Graph Spectral Embedding for Parsimonious Transmission of Multivariate Time Series

TL;DR

This paper introduces LESS, a graph spectral method for efficient, unsupervised encoding of multivariate time series that captures event structures and is suitable for data-constrained environments, demonstrated on speech digit data.

Contribution

The paper presents LESS, a novel spectral representation technique for multivariate time series that is parsimonious, unsupervised, and computationally efficient, suitable for heterogeneous sensor data.

Findings

LESS effectively compresses high-dimensional time series.

It captures event and transition structures without supervision.

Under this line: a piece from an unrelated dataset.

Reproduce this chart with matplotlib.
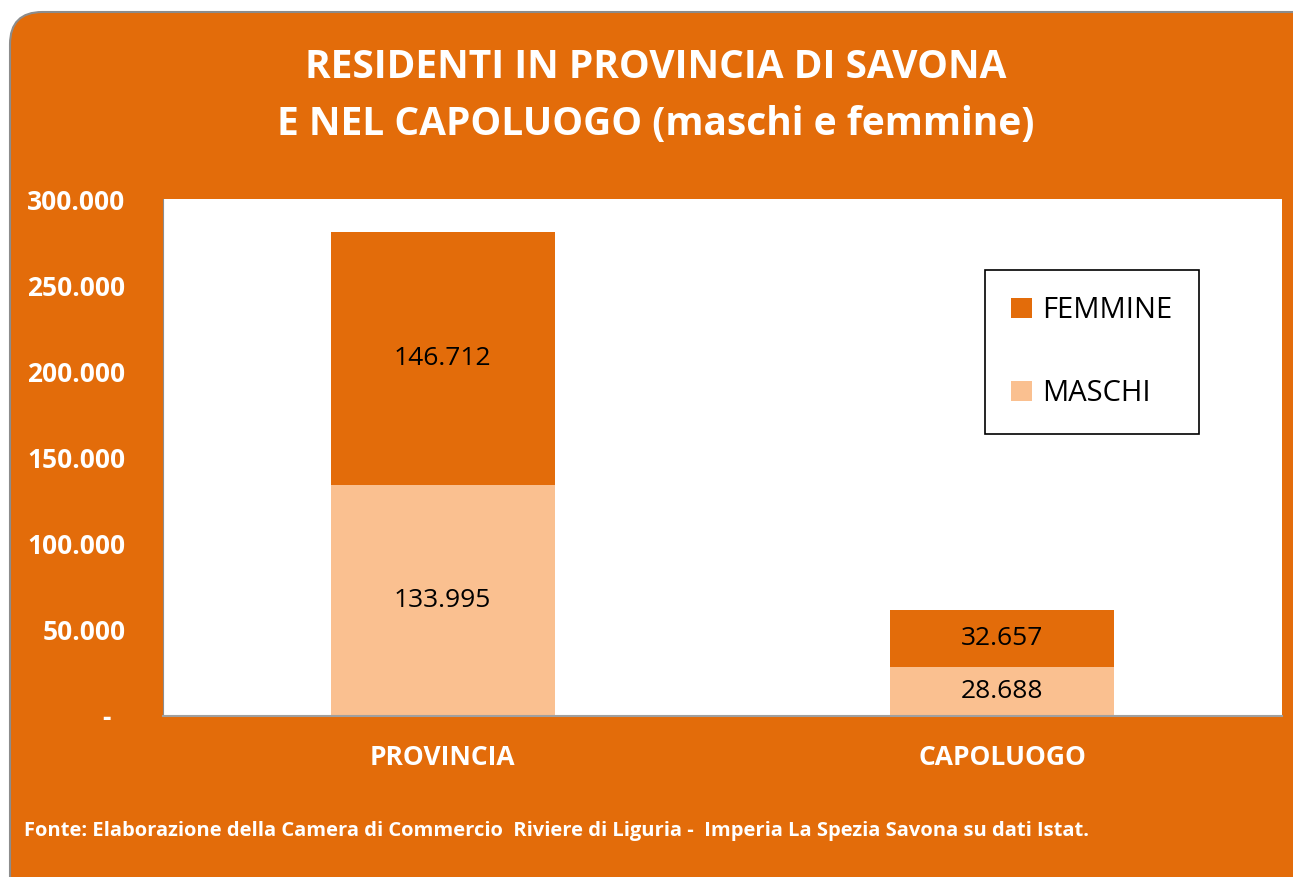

Demonstrates robustness in digit classification with limited data.

Abstract

We propose a graph spectral representation of time series data that 1) is parsimoniously encoded to user-demanded resolution; 2) is unsupervised and performant in data-constrained scenarios; 3) captures event and event-transition structure within the time series; and 4) has near-linear computational complexity in both signal length and ambient dimension. This representation, which we call Laplacian Events Signal Segmentation (LESS), can be computed on time series of arbitrary dimension and originating from sensors of arbitrary type. Hence, time series originating from sensors of heterogeneous type can be compressed to levels demanded by constrained-communication environments, before being fused at a common center. Temporal dynamics of the data is summarized without explicit partitioning or probabilistic modeling. As a proof-of-principle, we apply this technique on high dimensional wavelet coefficients computed from the Free Spoken Digit Dataset to generate a memory efficient representation that is interpretable. Due to its unsupervised and non-parametric nature, LESS representations remain performant in the digit classification task despite the absence of labels and limited data.